The only suspicious thing about them they never have no traceable work references but appear to live decent lives, even more than some of us who work 300 days a year, but are only paid 12 times in a year.

Which then begs the question, are parents, guardians and even landlords never alarmed whenever they see these loafers, who appear to do nothing, but can afford a life most of us can’t?

What drug users may not realise is that ultimately every action has a consequence. Drug addiction and use have dire consequences. If you don’t end up dead, you end in jail or some mental institution where you sit there all day playing with soft toys in your 50s. Yes, in the long run drugs mess up with your mind like that. You start being bosom buddies with ants and flies. Prolonged depression is also common with druggies, leaving them susceptible for more destructive behaviours.

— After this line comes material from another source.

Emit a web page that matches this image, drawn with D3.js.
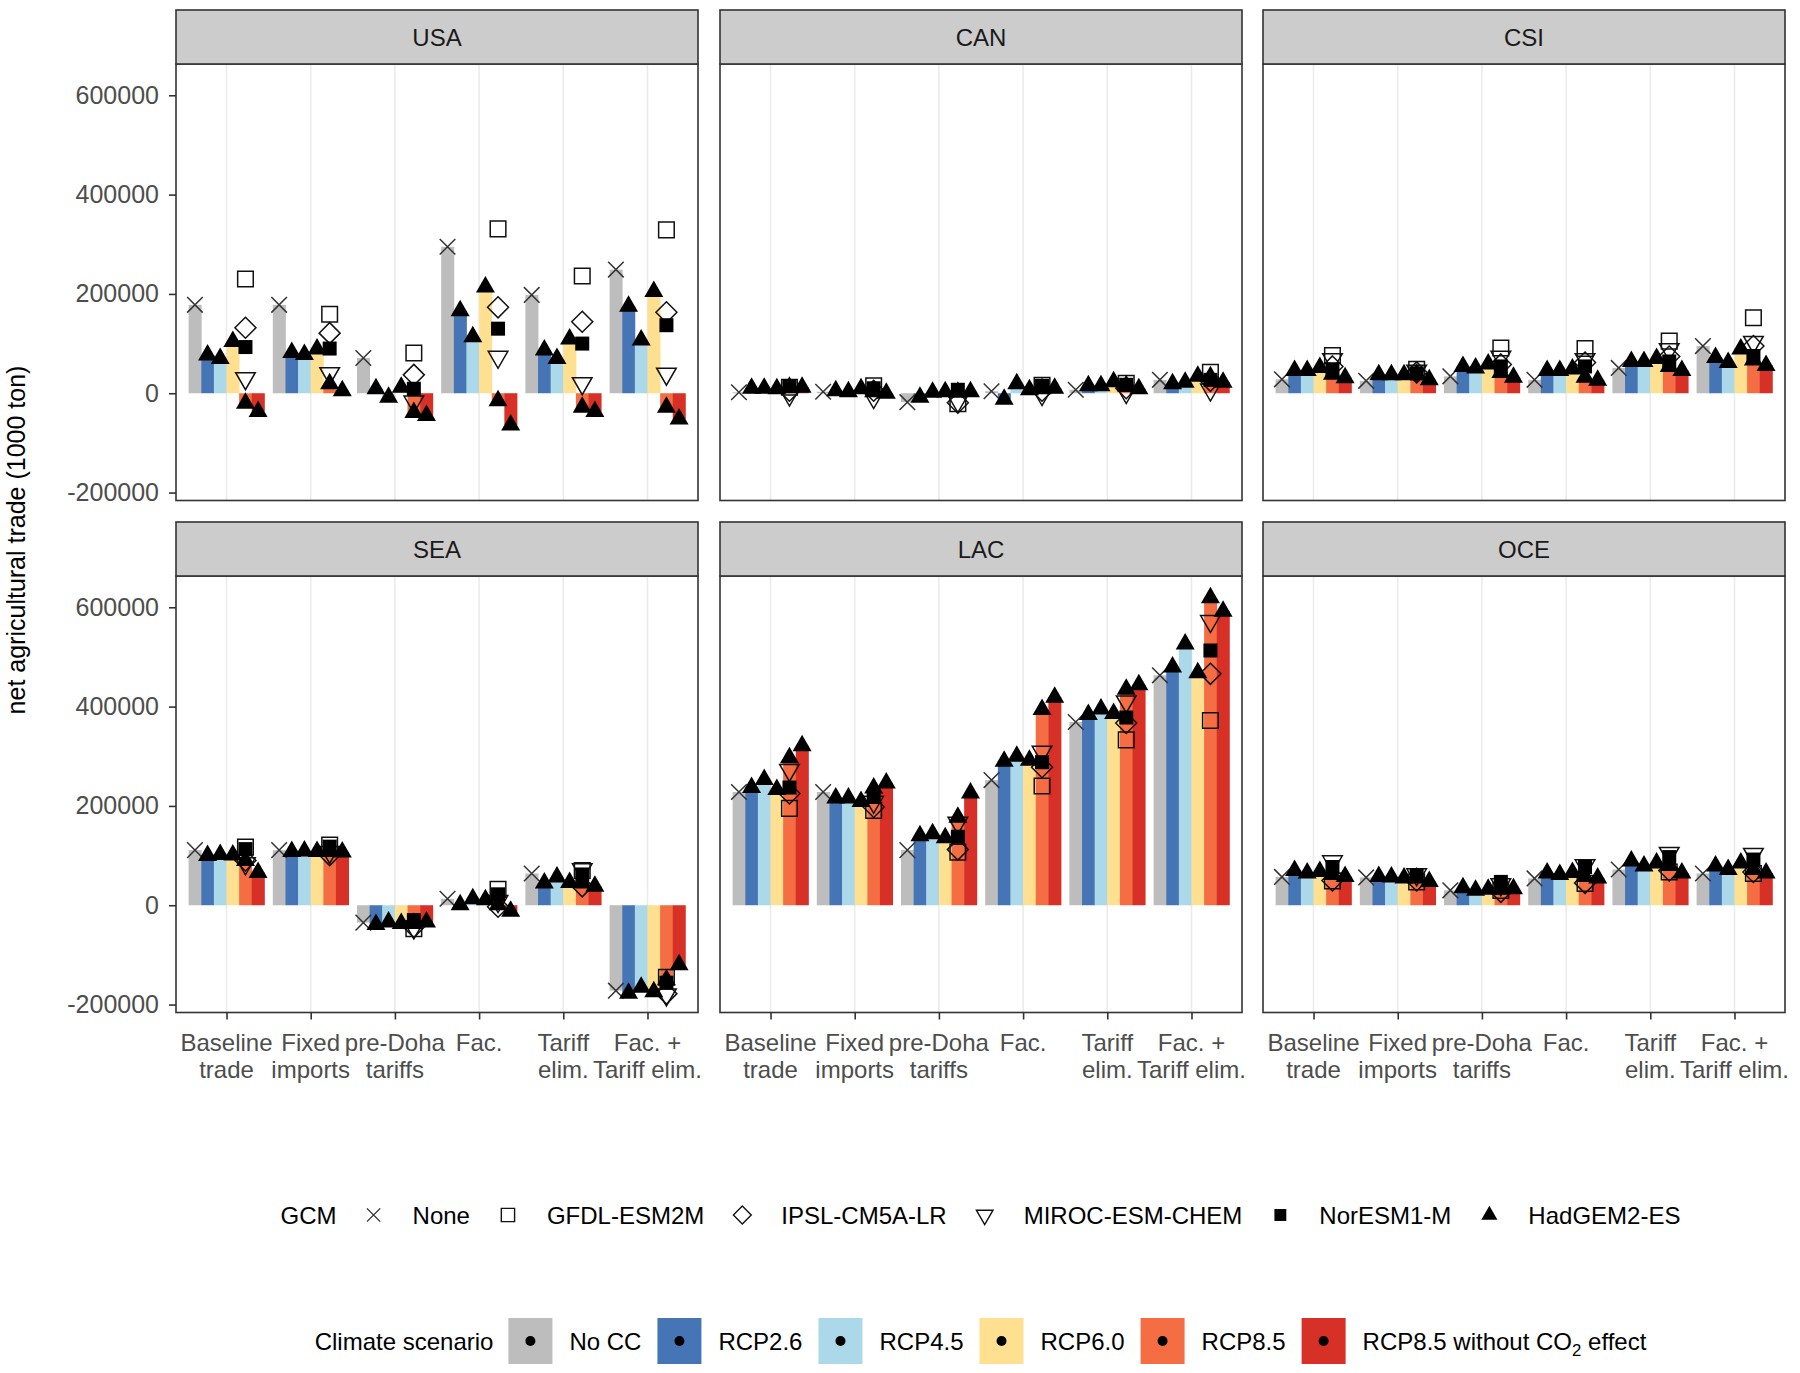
<!DOCTYPE html>
<html><head><meta charset="utf-8">
<script src="https://cdn.jsdelivr.net/npm/d3@7"></script>
<style>
body{margin:0;background:#fff}
svg{display:block}
text{font-family:"Liberation Sans", Arial, sans-serif}
</style>
</head><body>
<svg id="chart" width="1800" height="1373"></svg>
<script>
// ---------------- DATA ----------------
const regions = ["USA", "CAN", "CSI", "SEA", "LAC", "OCE"];
const categories = [["Baseline", "trade"], ["Fixed", "imports"], ["pre-Doha", "tariffs"], ["Fac."], ["Tariff", "elim."], ["Fac. +", "Tariff elim."]];
const scenarios = ["No CC", "RCP2.6", "RCP4.5", "RCP6.0", "RCP8.5", "RCP8.5 without CO2 effect"];
const scenarioColors = ["#BDBDBD", "#4575B4", "#ABD9E9", "#FEE090", "#F46D43", "#D73027"];
const gcms = ["None", "GFDL-ESM2M", "IPSL-CM5A-LR", "MIROC-ESM-CHEM", "NorESM1-M", "HadGEM2-ES"];
const yTicks = [-200000, 0, 200000, 400000, 600000];

// No climate change (GCM: None)
const noCC = {
  USA: [178000, 178000, 71000, 295000, 198000, 249000],
  CAN: [2000, 3000, -18000, 4000, 7000, 27000],
  CSI: [28000, 25000, 34000, 27000, 51000, 95000],
  SEA: [111000, 111000, -35000, 13000, 64000, -172000],
  LAC: [228000, 228000, 111000, 252000, 369000, 463000],
  OCE: [57000, 56000, 30000, 54000, 72000, 64000]
};
// HadGEM2-ES values (bars) per scenario
const rcp26 = {
  USA: [77000, 82000, 9000, 166000, 87000, 175000],
  CAN: [10000, 5000, -8000, -12000, 15000, 19000],
  CSI: [46000, 37000, 54000, 46000, 64000, 72000],
  SEA: [100000, 108000, -39000, 1000, 45000, -177000],
  LAC: [237000, 216000, 140000, 290000, 384000, 480000],
  OCE: [70000, 58000, 35000, 65000, 89000, 79000]
};
const rcp45 = {
  USA: [70000, 78000, -8000, 114000, 70000, 107000],
  CAN: [10000, 3000, 2000, 19000, 15000, 22000],
  CSI: [46000, 37000, 51000, 46000, 64000, 62000],
  SEA: [102000, 109000, -34000, 13000, 57000, -165000],
  LAC: [253000, 216000, 144000, 300000, 395000, 526000],
  OCE: [65000, 57000, 30000, 62000, 79000, 72000]
};
const rcp60 = {
  USA: [104000, 89000, 12000, 214000, 109000, 205000],
  CAN: [9000, 9000, 3000, 7000, 23000, 34000],
  CSI: [52000, 37000, 59000, 49000, 70000, 89000],
  SEA: [101000, 108000, -37000, 11000, 46000, -174000],
  LAC: [233000, 209000, 136000, 292000, 386000, 468000],
  OCE: [68000, 55000, 32000, 66000, 85000, 85000]
};
const rcp85 = {
  USA: [-20000, 19000, -39000, -15000, -28000, -28000],
  CAN: [12000, 3000, 2000, 9000, 15000, 33000],
  CSI: [38000, 38000, 42000, 32000, 54000, 67000],
  SEA: [90000, 108000, -37000, 1000, 45000, -150000],
  LAC: [297000, 236000, 177000, 394000, 435000, 619000],
  OCE: [62000, 55000, 32000, 58000, 80000, 72000]
};
const rcp85noCO2 = {
  USA: [-37000, 5000, -45000, -64000, -37000, -52000],
  CAN: [12000, 0, 3000, 10000, 9000, 22000],
  CSI: [31000, 27000, 32000, 26000, 46000, 56000],
  SEA: [66000, 107000, -34000, -12000, 38000, -120000],
  LAC: [321000, 246000, 226000, 419000, 444000, 592000],
  OCE: [58000, 48000, 33000, 55000, 65000, 65000]
};
// Other GCMs, RCP8.5 only
const gfdl85 = {
  USA: [230000, 159000, 81000, 331000, 236000, 329000],
  CAN: [12000, 15000, -21000, 16000, 20000, 42000],
  CSI: [76000, 48000, 91000, 90000, 105000, 152000],
  SEA: [117000, 121000, -47000, 32000, 70000, -145000],
  LAC: [195000, 191000, 107000, 240000, 333000, 372000],
  OCE: [49000, 47000, 30000, 44000, 67000, 64000]
};
const ipsl85 = {
  USA: [132000, 121000, 37000, 173000, 144000, 163000],
  CAN: [5000, 5000, -19000, 5000, 10000, 25000],
  CSI: [54000, 42000, 58000, 62000, 74000, 95000],
  SEA: [90000, 101000, -44000, -3000, 38000, -178000],
  LAC: [225000, 198000, 112000, 278000, 367000, 466000],
  OCE: [50000, 50000, 27000, 45000, 70000, 67000]
};
const miroc85 = {
  USA: [30000, 40000, -17000, 73000, 20000, 39000],
  CAN: [-3000, -8000, -16000, -2000, 2000, 7000],
  CSI: [68000, 45000, 73000, 68000, 88000, 103000],
  SEA: [84000, 107000, -45000, 8000, 72000, -180000],
  LAC: [272000, 208000, 166000, 309000, 410000, 572000],
  OCE: [88000, 62000, 42000, 80000, 105000, 103000]
};
const noresm85 = {
  USA: [93000, 90000, 9000, 130000, 100000, 137000],
  CAN: [14000, 10000, 7000, 15000, 17000, 27000],
  CSI: [48000, 40000, 54000, 54000, 64000, 75000],
  SEA: [113000, 118000, -30000, 22000, 62000, -156000],
  LAC: [237000, 218000, 138000, 288000, 378000, 513000],
  OCE: [77000, 60000, 47000, 77000, 97000, 92000]
};
const barSeries = [noCC, rcp26, rcp45, rcp60, rcp85, rcp85noCO2];

// ---------------- LAYOUT ----------------
const svg = d3.select("#chart");
const FS = 24, FSA = 25;
const colLeft = [176, 720, 1263], panelW = 522;
const stripTop = [10, 522], stripH = 54, plotH = 436.5;
const yDomain = [-216000, 663000];

// symbol path builders (centred on centroid)
const sym = {
  cross: (s) => { const a = 7.8 * s; return `M${-a},${-a}L${a},${a}M${-a},${a}L${a},${-a}`; },
  square: (s) => { const a = 7.8 * s; return `M${-a},${-a}H${a}V${a}H${-a}Z`; },
  diamond: (s) => { const a = 10.5 * s; return `M0,${-a}L${a},0L0,${a}L${-a},0Z`; },
  triDown: (s) => { const h = 17 * s, w = 9.8 * s; return `M${-w},${-h / 3}H${w}L0,${2 * h / 3}Z`; },
  fsquare: (s) => { const a = 7 * s; return `M${-a},${-a}H${a}V${a}H${-a}Z`; },
  tri: (s) => { const h = 16.5 * s, w = 9.5 * s; return `M0,${-2 * h / 3}L${w},${h / 3}H${-w}Z`; }
};
const gcmStyle = [
  { p: sym.cross, fill: "none", stroke: "#333333" },
  { p: sym.square, fill: "none", stroke: "#111" },
  { p: sym.diamond, fill: "none", stroke: "#111" },
  { p: sym.triDown, fill: "none", stroke: "#111" },
  { p: sym.fsquare, fill: "#000", stroke: "none" },
  { p: sym.tri, fill: "#000", stroke: "none" }
];

regions.forEach((reg, i) => {
  const col = i % 3, row = Math.floor(i / 3);
  const left = colLeft[col], right = left + panelW;
  const sTop = stripTop[row], pTop = sTop + stripH, pBot = pTop + plotH;
  const x = d3.scalePoint().domain(d3.range(categories.length)).range([left, right]).padding(0.6);
  const bw = x.step() * 0.9 / scenarios.length;
  const y = d3.scaleLinear().domain(yDomain).range([pBot, pTop]);
  const g = svg.append("g");

  g.append("rect").attr("x", left).attr("y", pTop).attr("width", panelW).attr("height", plotH).attr("fill", "#fff");
  g.selectAll("line.grid").data(d3.range(categories.length)).join("line")
    .attr("x1", d => x(d)).attr("x2", d => x(d)).attr("y1", pTop).attr("y2", pBot)
    .attr("stroke", "#EBEBEB").attr("stroke-width", 1.6);

  const barData = [];
  categories.forEach((c, k) => barSeries.forEach((s, j) => barData.push({ k, j, v: s[reg][k] })));
  g.selectAll("rect.bar").data(barData).join("rect")
    .attr("x", d => x(d.k) + (d.j - 2.5) * bw - bw / 2)
    .attr("width", bw + 0.4)
    .attr("y", d => y(Math.max(0, d.v)))
    .attr("height", d => Math.abs(y(d.v) - y(0)))
    .attr("fill", d => scenarioColors[d.j]);

  const pts = [];
  categories.forEach((c, k) => {
    pts.push({ k, j: 0, v: noCC[reg][k], s: 0 });
    pts.push({ k, j: 4, v: gfdl85[reg][k], s: 1 });
    pts.push({ k, j: 4, v: ipsl85[reg][k], s: 2 });
    pts.push({ k, j: 4, v: miroc85[reg][k], s: 3 });
    pts.push({ k, j: 4, v: noresm85[reg][k], s: 4 });
  });
  categories.forEach((c, k) => {
    [rcp26, rcp45, rcp60, rcp85, rcp85noCO2].forEach((s, m) => pts.push({ k, j: m + 1, v: s[reg][k], s: 5 }));
  });
  g.selectAll("path.pt").data(pts).join("path")
    .attr("transform", d => `translate(${x(d.k) + (d.j - 2.5) * bw},${y(d.v)})`)
    .attr("d", d => gcmStyle[d.s].p(1))
    .attr("fill", d => gcmStyle[d.s].fill)
    .attr("stroke", d => gcmStyle[d.s].stroke)
    .attr("stroke-width", 1.5);

  g.append("rect").attr("x", left).attr("y", pTop).attr("width", panelW).attr("height", plotH)
    .attr("fill", "none").attr("stroke", "#333333").attr("stroke-width", 1.6);
  g.append("rect").attr("x", left).attr("y", sTop).attr("width", panelW).attr("height", stripH)
    .attr("fill", "#CCCCCC").attr("stroke", "#333333").attr("stroke-width", 1.6);
  g.append("text").attr("x", (left + right) / 2).attr("y", sTop + stripH / 2).attr("dy", "0.36em")
    .attr("text-anchor", "middle").attr("font-size", FS).attr("fill", "#1A1A1A").text(reg);

  if (col === 0) {
    const ax = g.append("g").attr("transform", `translate(${left},0)`)
      .call(d3.axisLeft(y).tickValues(yTicks).tickSize(7).tickPadding(10).tickFormat(d => String(d)));
    ax.select(".domain").remove();
    ax.selectAll("line").attr("stroke", "#333333").attr("stroke-width", 1.6);
    ax.selectAll("text").attr("font-size", FSA).attr("fill", "#4D4D4D")
      .attr("font-family", '"Liberation Sans", Arial, sans-serif');
  }
  if (row === 1) {
    const ax = g.append("g").attr("transform", `translate(0,${pBot})`)
      .call(d3.axisBottom(x).tickSize(7).tickFormat(""));
    ax.select(".domain").remove();
    ax.selectAll("line").attr("stroke", "#333333").attr("stroke-width", 1.6);
    const lab = g.selectAll("text.xl").data(categories).join("text")
      .attr("x", (d, k) => x(k)).attr("y", pBot + 38)
      .attr("text-anchor", "middle").attr("font-size", FS).attr("fill", "#4D4D4D");
    lab.selectAll("tspan").data(d => d).join("tspan")
      .attr("x", function () { return d3.select(this.parentNode).attr("x"); })
      .attr("dy", (d, n) => n === 0 ? 0 : 27).text(d => d);
  }
});

svg.append("text").attr("transform", "translate(25,540) rotate(-90)")
  .attr("text-anchor", "middle").attr("font-size", FSA).attr("fill", "#000")
  .text("net agricultural trade (1000 ton)");

// ---------------- LEGENDS ----------------
const centerX = (colLeft[0] + colLeft[2] + panelW) / 2;
function legendRow(yc, title, n, drawKey, drawLabel) {
  const g = svg.append("g");
  const t = g.append("text").attr("x", 0).attr("y", yc).attr("dy", "0.36em").attr("font-size", FS).attr("fill", "#000").text(title);
  let cur = t.node().getComputedTextLength() + 15;
  for (let i = 0; i < n; i++) {
    drawKey(g, cur, i);
    const lt = drawLabel(g, cur + 44 + 17, i);
    cur = cur + 44 + 17 + lt.node().getComputedTextLength() + 16;
  }
  const total = cur - 16;
  g.attr("transform", `translate(${centerX - total / 2},0)`);
}
const legY1 = 1215, legY2 = 1341;
legendRow(legY1, "GCM", gcms.length,
  (g, x0, i) => {
    g.append("path").attr("transform", `translate(${x0 + 22},${legY1})`)
      .attr("d", gcmStyle[i].p(0.85)).attr("fill", gcmStyle[i].fill)
      .attr("stroke", gcmStyle[i].stroke).attr("stroke-width", 1.4);
  },
  (g, x0, i) => g.append("text").attr("x", x0).attr("y", legY1).attr("dy", "0.36em")
    .attr("font-size", FS).attr("fill", "#000").text(gcms[i]));

legendRow(legY2, "Climate scenario", scenarios.length,
  (g, x0, i) => {
    g.append("rect").attr("x", x0).attr("y", legY2 - 23).attr("width", 44).attr("height", 46).attr("fill", scenarioColors[i]);
    g.append("circle").attr("cx", x0 + 22).attr("cy", legY2).attr("r", 5).attr("fill", "#000");
  },
  (g, x0, i) => {
    const t = g.append("text").attr("x", x0).attr("y", legY2).attr("dy", "0.36em").attr("font-size", FS).attr("fill", "#000");
    const lab = scenarios[i];
    if (lab.includes("CO2")) {
      const parts = lab.split("CO2");
      t.append("tspan").text(parts[0] + "CO");
      t.append("tspan").attr("font-size", FS * 0.7).attr("dy", 6).text("2");
      t.append("tspan").attr("dy", -6).text(parts[1]);
    } else t.text(lab);
    return t;
  });
</script>
</body></html>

Busts and boots aside, drug use in schools is very scary. Having said that, alcohol abuse is as old as prostitution.

At my high school, boys in my class regularly bunked classes, sneaking out of school through a hole they had made on the fence. Every time the school mended the fence to close the hole, students would make an even bigger hole few hours later.

The school gave up when the hole was now big enough for a truck to go through. When the boys returned to class, and it was usually closer to lunch hour, they would come back reeking of alcohol.

They would then mesmerize us with stories of life outside the school fence, how the shebeen queen near the school named ‘Mma cracklady” served them the most chilled Chibuku ever while sitting in her ‘sofas’.

A pint of Chibuku was all they could afford only you did not want to be anywhere near them once they start burping. I wonder whether that shebeen is still there near Seepapitso senior.

My prayers go to Boots and his handlers as they continue sniffing out drug peddlers. How this dog can sniff so much drugs and not get high itself remains the greatest mystery of 2017.